Snoqualmie is state's first city to hold online meeting
October 2, 2008 · Updated 10:18 AM
One of the first city ordinances developed by the Snoqualmie City Council in 1903 was to regulate the bells used for cows and horses. On June 29 of this year, the Snoqualmie City Council held the first online council meeting in the state of Washington and made history.
The city has come a long way, said Jodi Warren, Snoqualmie's city clerk.
She said the meeting may have been the first online city council meeting in the nation.
This special meeting was for the approval of a sewer connection for a parcel of land located outside city limits in the 8000 block of 384th Avenue.
The parcel is currently served by the Snoqualmie water system and treats wastewater through an on-site septic system. An independent contractor tested the system and reported that it was failing and discharging into a "neighboring sensitive area," Warren said.
The property owner requested to connect to the city-owned sewer, an action that needed to be approved by City Council. King County required an answer by Friday, June 30.
"There was the timeliness factor," Warren said about why the special meeting was held. Regular meetings will continue as usual, with online meetings being used sparingly.
In February, the City Council approved its ability to hold special online meetings in order to address matters deemed urgent or timely in nature.
The online structure is much like a chat room.

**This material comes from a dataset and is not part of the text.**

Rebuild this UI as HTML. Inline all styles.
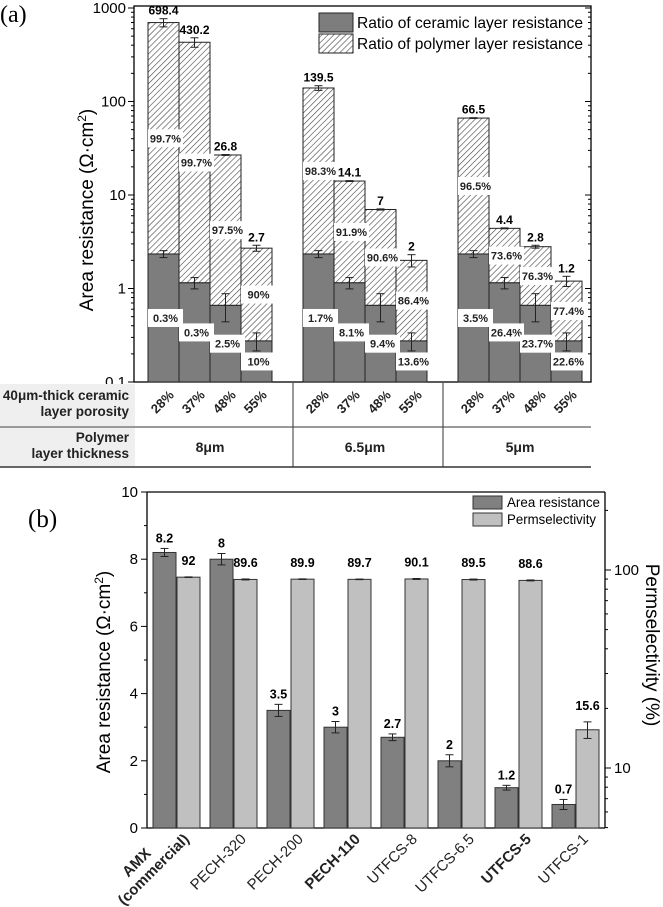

Council members receive special passcodes and are then able to communicate in real time with typed commentary.
While City Council members participated in the online meeting from locations including work and home, the meetings were also available for public viewing on a projection screen at the Snoqualmie Headquarters Fire Station, 37600 S.E. Snoqualmie Parkway, where council meetings are traditionally held.
Snoqualmie Mayor Matt Larson interacted with fellow council members from that location.
"I fully expected a few technical glitches, but all in all, it went over very smoothly," Larson said, noting there was a debriefing about the online meeting at the July 10 City Council meeting. "We're very proud that we were the first ones [to have an online meeting].
I'm proud we have a council looking in a forward direction and willing to venture out into new terrirtory."
The public was invited to view the online meeting at www.ci.snoqualmie.wa.us. Transcripts are available at the same Web site, which experienced 149 hits during the meeting.
"This indicates that the meeting was 'well-attended,'" Warren said.
The meetings will be used sparingly, maybe three to five times a year and will not be a substitute for traditional council meetings, city attorney Pat Anderson said.
There were a few provisions to assure that the online meetings were legal, including one specifying that notice be given as required for special meetings and that any actions, including discussion, be limited to what is specified in the notice. Additionally, the meetings must be conducted as other council meetings would be and the public must be allowed the chance to "attend."
"Overall, the meeting went better than expected with minor [technical] glitches," Warren said.
There are no immediate plans for another online meeting, though the city is open to one should there be a need.